▶ [REQUEST] Take the lines from the top down to and including the one with "Chart.register(...registerables);" and repeat them exactly. Omit images.

▶ [SOURCE MATERIAL]
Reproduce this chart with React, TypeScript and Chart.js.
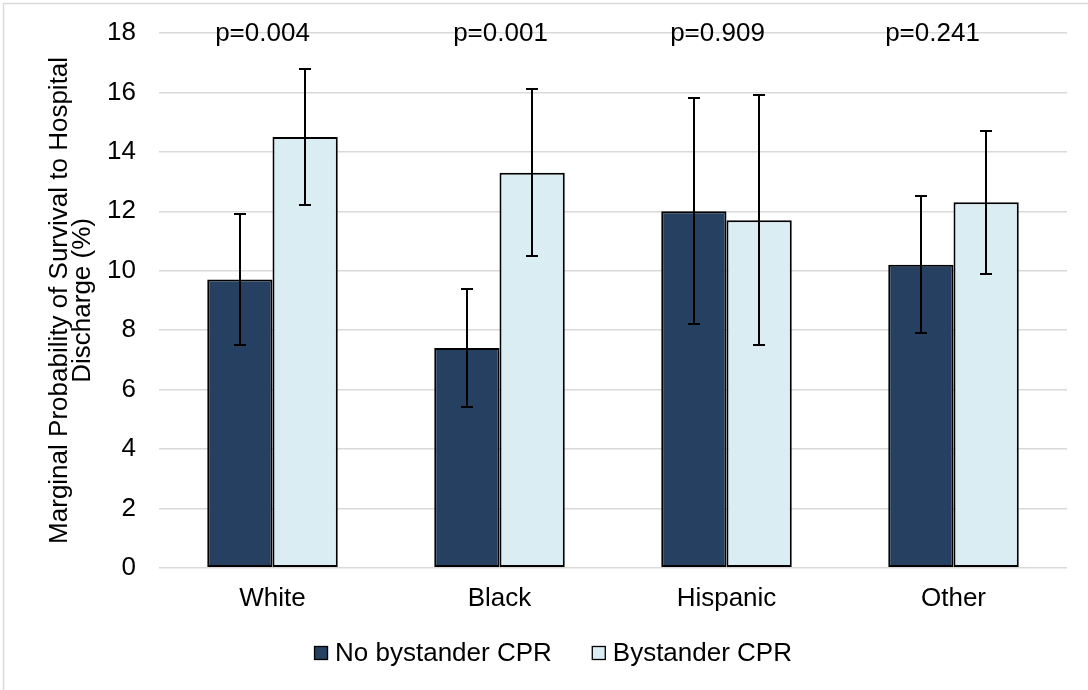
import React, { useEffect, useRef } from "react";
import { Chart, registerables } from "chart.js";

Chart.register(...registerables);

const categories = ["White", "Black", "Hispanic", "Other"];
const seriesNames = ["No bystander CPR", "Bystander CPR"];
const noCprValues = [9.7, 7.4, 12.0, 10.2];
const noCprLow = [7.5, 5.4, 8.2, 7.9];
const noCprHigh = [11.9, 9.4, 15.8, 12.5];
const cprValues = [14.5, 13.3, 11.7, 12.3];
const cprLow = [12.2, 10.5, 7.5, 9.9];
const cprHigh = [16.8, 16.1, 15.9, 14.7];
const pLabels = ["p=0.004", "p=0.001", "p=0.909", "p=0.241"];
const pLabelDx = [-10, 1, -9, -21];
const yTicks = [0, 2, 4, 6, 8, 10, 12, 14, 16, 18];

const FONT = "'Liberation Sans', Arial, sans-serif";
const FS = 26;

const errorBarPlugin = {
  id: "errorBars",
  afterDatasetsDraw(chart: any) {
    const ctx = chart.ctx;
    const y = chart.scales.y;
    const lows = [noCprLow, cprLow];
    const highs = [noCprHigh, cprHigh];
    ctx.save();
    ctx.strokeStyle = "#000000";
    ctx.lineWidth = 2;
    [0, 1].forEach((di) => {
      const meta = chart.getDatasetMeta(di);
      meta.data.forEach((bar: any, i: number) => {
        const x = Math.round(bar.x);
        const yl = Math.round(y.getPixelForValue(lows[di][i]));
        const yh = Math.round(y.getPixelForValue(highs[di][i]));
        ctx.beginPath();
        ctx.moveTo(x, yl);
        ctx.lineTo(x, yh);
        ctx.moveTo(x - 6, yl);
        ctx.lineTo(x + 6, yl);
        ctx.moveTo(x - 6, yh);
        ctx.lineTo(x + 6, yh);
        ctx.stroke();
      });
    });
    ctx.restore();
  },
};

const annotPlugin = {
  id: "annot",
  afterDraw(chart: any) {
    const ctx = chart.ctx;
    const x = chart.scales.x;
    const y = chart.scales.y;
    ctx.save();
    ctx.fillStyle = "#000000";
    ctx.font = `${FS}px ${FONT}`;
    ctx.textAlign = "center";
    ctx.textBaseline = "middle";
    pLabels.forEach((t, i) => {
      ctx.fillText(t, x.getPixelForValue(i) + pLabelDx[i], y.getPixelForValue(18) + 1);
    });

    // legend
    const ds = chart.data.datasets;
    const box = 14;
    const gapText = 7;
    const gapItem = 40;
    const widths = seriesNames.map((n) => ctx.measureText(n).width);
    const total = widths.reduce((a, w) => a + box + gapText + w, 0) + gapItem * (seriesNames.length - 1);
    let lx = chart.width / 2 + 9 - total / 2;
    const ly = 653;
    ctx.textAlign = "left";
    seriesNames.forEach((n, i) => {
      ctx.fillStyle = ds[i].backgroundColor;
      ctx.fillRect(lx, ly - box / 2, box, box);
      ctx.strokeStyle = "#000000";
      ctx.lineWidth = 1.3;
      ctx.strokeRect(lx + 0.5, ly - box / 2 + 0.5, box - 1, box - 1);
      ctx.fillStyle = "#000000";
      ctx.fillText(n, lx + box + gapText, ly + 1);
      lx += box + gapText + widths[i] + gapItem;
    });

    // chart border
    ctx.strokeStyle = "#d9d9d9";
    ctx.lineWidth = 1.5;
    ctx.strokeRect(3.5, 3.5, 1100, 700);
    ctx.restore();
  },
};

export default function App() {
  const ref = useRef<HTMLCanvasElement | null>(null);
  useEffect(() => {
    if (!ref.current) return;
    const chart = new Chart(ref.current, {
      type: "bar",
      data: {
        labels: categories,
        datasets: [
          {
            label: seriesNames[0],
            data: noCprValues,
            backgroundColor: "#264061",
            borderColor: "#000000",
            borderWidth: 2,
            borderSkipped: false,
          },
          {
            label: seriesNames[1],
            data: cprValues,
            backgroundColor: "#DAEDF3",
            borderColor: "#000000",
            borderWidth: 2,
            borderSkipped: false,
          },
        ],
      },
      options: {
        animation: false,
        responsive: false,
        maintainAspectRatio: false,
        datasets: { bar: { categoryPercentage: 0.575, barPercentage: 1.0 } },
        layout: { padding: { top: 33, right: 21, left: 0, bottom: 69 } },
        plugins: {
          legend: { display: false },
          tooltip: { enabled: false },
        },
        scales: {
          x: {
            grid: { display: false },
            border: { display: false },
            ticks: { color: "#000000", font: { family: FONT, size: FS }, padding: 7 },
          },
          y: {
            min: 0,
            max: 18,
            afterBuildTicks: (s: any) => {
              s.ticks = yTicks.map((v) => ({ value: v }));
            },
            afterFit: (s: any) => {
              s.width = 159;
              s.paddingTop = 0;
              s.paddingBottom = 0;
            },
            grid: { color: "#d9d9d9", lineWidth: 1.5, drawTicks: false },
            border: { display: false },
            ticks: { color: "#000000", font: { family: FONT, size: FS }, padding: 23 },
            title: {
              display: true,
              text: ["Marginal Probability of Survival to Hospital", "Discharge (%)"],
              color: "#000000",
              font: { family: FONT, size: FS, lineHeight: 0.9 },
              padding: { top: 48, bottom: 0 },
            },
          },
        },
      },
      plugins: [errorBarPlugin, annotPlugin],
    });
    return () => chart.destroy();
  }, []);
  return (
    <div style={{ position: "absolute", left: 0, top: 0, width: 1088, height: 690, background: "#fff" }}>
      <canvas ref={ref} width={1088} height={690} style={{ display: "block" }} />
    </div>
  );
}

▶ [OUTPUT OF THE TASK]
Reproduce this chart with React, TypeScript and Chart.js.
import React, { useEffect, useRef } from "react";
import { Chart, registerables } from "chart.js";

Chart.register(...registerables);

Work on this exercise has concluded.